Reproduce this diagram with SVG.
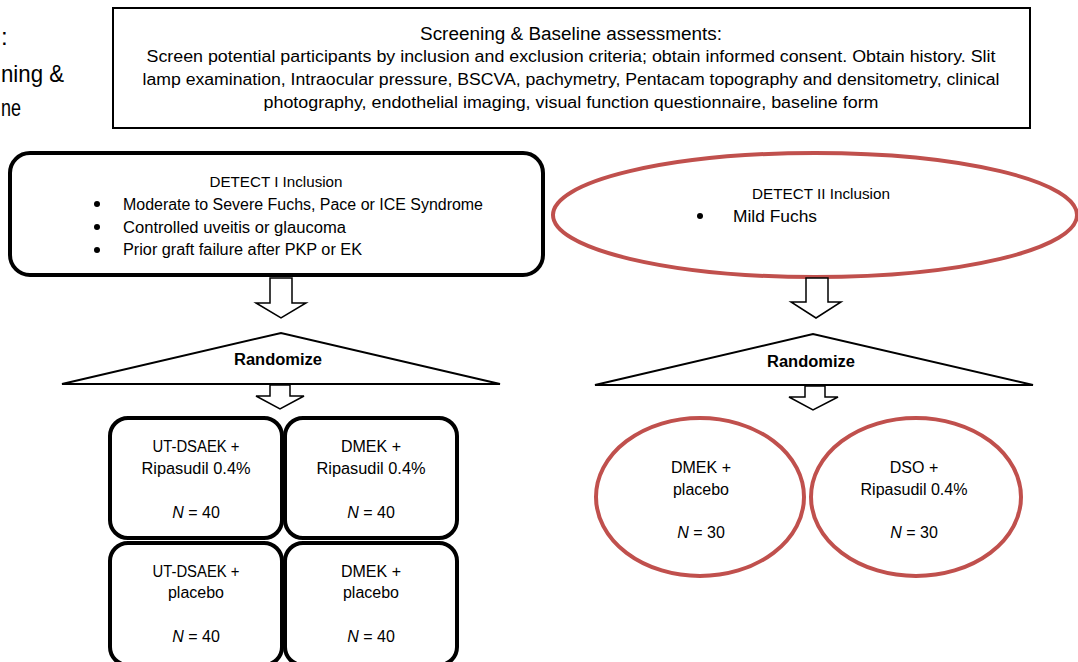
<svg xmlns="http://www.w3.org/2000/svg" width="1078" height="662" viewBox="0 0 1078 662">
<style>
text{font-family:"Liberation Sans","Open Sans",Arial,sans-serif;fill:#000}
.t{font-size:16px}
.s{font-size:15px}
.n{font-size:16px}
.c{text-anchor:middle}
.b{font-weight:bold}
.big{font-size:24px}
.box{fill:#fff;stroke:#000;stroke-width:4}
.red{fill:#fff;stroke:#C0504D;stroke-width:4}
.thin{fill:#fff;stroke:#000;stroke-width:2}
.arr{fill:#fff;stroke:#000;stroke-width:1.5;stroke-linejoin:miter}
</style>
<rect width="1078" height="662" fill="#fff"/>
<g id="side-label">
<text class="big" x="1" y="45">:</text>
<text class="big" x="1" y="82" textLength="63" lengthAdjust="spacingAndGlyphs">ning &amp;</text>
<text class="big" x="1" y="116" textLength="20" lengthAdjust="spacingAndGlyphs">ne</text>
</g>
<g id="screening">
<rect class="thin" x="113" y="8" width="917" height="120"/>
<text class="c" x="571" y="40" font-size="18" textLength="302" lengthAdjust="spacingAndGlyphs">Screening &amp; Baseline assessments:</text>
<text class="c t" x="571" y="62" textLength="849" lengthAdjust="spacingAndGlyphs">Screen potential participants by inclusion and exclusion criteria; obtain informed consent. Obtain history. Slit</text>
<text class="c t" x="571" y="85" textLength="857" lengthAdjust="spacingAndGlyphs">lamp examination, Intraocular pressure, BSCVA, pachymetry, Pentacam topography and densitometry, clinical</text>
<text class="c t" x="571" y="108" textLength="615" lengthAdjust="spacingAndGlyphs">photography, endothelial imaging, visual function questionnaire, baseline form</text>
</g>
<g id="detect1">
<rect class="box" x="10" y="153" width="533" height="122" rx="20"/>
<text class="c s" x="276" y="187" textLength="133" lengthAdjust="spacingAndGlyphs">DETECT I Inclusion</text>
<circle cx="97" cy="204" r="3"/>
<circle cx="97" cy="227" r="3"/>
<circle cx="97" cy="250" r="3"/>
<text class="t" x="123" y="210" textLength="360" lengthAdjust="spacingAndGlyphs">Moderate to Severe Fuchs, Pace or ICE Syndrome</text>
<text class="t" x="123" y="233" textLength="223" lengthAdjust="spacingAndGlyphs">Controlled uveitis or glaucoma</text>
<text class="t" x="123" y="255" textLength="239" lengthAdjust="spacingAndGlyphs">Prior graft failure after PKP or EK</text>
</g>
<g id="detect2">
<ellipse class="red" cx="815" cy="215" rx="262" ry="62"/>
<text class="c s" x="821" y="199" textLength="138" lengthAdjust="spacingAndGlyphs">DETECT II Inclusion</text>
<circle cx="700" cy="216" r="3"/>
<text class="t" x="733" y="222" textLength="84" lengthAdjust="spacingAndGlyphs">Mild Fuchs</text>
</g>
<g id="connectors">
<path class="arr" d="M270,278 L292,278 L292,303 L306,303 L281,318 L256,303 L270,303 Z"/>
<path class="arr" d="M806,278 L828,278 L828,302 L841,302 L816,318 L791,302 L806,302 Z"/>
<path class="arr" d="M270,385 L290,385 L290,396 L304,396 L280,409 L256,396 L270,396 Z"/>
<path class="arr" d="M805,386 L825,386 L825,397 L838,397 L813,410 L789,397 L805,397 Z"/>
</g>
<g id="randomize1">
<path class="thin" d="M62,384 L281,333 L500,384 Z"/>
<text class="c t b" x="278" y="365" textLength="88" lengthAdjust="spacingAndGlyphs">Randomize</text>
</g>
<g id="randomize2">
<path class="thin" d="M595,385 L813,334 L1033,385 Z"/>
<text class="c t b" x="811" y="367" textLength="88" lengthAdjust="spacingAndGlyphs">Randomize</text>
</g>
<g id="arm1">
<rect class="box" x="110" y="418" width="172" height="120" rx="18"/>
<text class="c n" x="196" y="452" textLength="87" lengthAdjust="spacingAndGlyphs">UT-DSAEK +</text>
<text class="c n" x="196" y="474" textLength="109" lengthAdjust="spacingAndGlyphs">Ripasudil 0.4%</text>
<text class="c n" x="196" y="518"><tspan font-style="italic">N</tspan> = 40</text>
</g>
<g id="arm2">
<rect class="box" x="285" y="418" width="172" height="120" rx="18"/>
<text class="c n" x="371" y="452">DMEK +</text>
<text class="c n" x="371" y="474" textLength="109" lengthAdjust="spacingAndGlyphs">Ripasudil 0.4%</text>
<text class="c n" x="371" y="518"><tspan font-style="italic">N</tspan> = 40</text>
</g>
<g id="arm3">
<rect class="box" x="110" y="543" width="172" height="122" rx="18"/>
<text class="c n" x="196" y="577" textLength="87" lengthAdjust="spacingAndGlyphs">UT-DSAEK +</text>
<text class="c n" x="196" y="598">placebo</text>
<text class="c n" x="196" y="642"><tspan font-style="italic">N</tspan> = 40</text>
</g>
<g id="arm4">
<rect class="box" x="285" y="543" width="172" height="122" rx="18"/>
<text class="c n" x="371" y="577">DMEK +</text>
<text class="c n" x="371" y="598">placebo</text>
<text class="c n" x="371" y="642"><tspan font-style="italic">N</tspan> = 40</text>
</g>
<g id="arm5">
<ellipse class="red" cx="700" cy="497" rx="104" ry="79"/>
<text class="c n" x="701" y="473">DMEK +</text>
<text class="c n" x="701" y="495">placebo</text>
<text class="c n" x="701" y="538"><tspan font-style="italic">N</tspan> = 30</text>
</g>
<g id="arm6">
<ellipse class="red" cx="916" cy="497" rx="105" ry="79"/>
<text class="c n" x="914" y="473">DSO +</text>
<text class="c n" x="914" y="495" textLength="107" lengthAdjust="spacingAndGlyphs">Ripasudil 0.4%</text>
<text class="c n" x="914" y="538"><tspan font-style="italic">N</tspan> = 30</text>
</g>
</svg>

──────

Quote the preceding listing precisely and completely, omitting its images.

FULL ANSWER:
Reproduce this diagram with SVG.
<svg xmlns="http://www.w3.org/2000/svg" width="1078" height="662" viewBox="0 0 1078 662">
<style>
text{font-family:"Liberation Sans","Open Sans",Arial,sans-serif;fill:#000}
.t{font-size:16px}
.s{font-size:15px}
.n{font-size:16px}
.c{text-anchor:middle}
.b{font-weight:bold}
.big{font-size:24px}
.box{fill:#fff;stroke:#000;stroke-width:4}
.red{fill:#fff;stroke:#C0504D;stroke-width:4}
.thin{fill:#fff;stroke:#000;stroke-width:2}
.arr{fill:#fff;stroke:#000;stroke-width:1.5;stroke-linejoin:miter}
</style>
<rect width="1078" height="662" fill="#fff"/>
<g id="side-label">
<text class="big" x="1" y="45">:</text>
<text class="big" x="1" y="82" textLength="63" lengthAdjust="spacingAndGlyphs">ning &amp;</text>
<text class="big" x="1" y="116" textLength="20" lengthAdjust="spacingAndGlyphs">ne</text>
</g>
<g id="screening">
<rect class="thin" x="113" y="8" width="917" height="120"/>
<text class="c" x="571" y="40" font-size="18" textLength="302" lengthAdjust="spacingAndGlyphs">Screening &amp; Baseline assessments:</text>
<text class="c t" x="571" y="62" textLength="849" lengthAdjust="spacingAndGlyphs">Screen potential participants by inclusion and exclusion criteria; obtain informed consent. Obtain history. Slit</text>
<text class="c t" x="571" y="85" textLength="857" lengthAdjust="spacingAndGlyphs">lamp examination, Intraocular pressure, BSCVA, pachymetry, Pentacam topography and densitometry, clinical</text>
<text class="c t" x="571" y="108" textLength="615" lengthAdjust="spacingAndGlyphs">photography, endothelial imaging, visual function questionnaire, baseline form</text>
</g>
<g id="detect1">
<rect class="box" x="10" y="153" width="533" height="122" rx="20"/>
<text class="c s" x="276" y="187" textLength="133" lengthAdjust="spacingAndGlyphs">DETECT I Inclusion</text>
<circle cx="97" cy="204" r="3"/>
<circle cx="97" cy="227" r="3"/>
<circle cx="97" cy="250" r="3"/>
<text class="t" x="123" y="210" textLength="360" lengthAdjust="spacingAndGlyphs">Moderate to Severe Fuchs, Pace or ICE Syndrome</text>
<text class="t" x="123" y="233" textLength="223" lengthAdjust="spacingAndGlyphs">Controlled uveitis or glaucoma</text>
<text class="t" x="123" y="255" textLength="239" lengthAdjust="spacingAndGlyphs">Prior graft failure after PKP or EK</text>
</g>
<g id="detect2">
<ellipse class="red" cx="815" cy="215" rx="262" ry="62"/>
<text class="c s" x="821" y="199" textLength="138" lengthAdjust="spacingAndGlyphs">DETECT II Inclusion</text>
<circle cx="700" cy="216" r="3"/>
<text class="t" x="733" y="222" textLength="84" lengthAdjust="spacingAndGlyphs">Mild Fuchs</text>
</g>
<g id="connectors">
<path class="arr" d="M270,278 L292,278 L292,303 L306,303 L281,318 L256,303 L270,303 Z"/>
<path class="arr" d="M806,278 L828,278 L828,302 L841,302 L816,318 L791,302 L806,302 Z"/>
<path class="arr" d="M270,385 L290,385 L290,396 L304,396 L280,409 L256,396 L270,396 Z"/>
<path class="arr" d="M805,386 L825,386 L825,397 L838,397 L813,410 L789,397 L805,397 Z"/>
</g>
<g id="randomize1">
<path class="thin" d="M62,384 L281,333 L500,384 Z"/>
<text class="c t b" x="278" y="365" textLength="88" lengthAdjust="spacingAndGlyphs">Randomize</text>
</g>
<g id="randomize2">
<path class="thin" d="M595,385 L813,334 L1033,385 Z"/>
<text class="c t b" x="811" y="367" textLength="88" lengthAdjust="spacingAndGlyphs">Randomize</text>
</g>
<g id="arm1">
<rect class="box" x="110" y="418" width="172" height="120" rx="18"/>
<text class="c n" x="196" y="452" textLength="87" lengthAdjust="spacingAndGlyphs">UT-DSAEK +</text>
<text class="c n" x="196" y="474" textLength="109" lengthAdjust="spacingAndGlyphs">Ripasudil 0.4%</text>
<text class="c n" x="196" y="518"><tspan font-style="italic">N</tspan> = 40</text>
</g>
<g id="arm2">
<rect class="box" x="285" y="418" width="172" height="120" rx="18"/>
<text class="c n" x="371" y="452">DMEK +</text>
<text class="c n" x="371" y="474" textLength="109" lengthAdjust="spacingAndGlyphs">Ripasudil 0.4%</text>
<text class="c n" x="371" y="518"><tspan font-style="italic">N</tspan> = 40</text>
</g>
<g id="arm3">
<rect class="box" x="110" y="543" width="172" height="122" rx="18"/>
<text class="c n" x="196" y="577" textLength="87" lengthAdjust="spacingAndGlyphs">UT-DSAEK +</text>
<text class="c n" x="196" y="598">placebo</text>
<text class="c n" x="196" y="642"><tspan font-style="italic">N</tspan> = 40</text>
</g>
<g id="arm4">
<rect class="box" x="285" y="543" width="172" height="122" rx="18"/>
<text class="c n" x="371" y="577">DMEK +</text>
<text class="c n" x="371" y="598">placebo</text>
<text class="c n" x="371" y="642"><tspan font-style="italic">N</tspan> = 40</text>
</g>
<g id="arm5">
<ellipse class="red" cx="700" cy="497" rx="104" ry="79"/>
<text class="c n" x="701" y="473">DMEK +</text>
<text class="c n" x="701" y="495">placebo</text>
<text class="c n" x="701" y="538"><tspan font-style="italic">N</tspan> = 30</text>
</g>
<g id="arm6">
<ellipse class="red" cx="916" cy="497" rx="105" ry="79"/>
<text class="c n" x="914" y="473">DSO +</text>
<text class="c n" x="914" y="495" textLength="107" lengthAdjust="spacingAndGlyphs">Ripasudil 0.4%</text>
<text class="c n" x="914" y="538"><tspan font-style="italic">N</tspan> = 30</text>
</g>
</svg>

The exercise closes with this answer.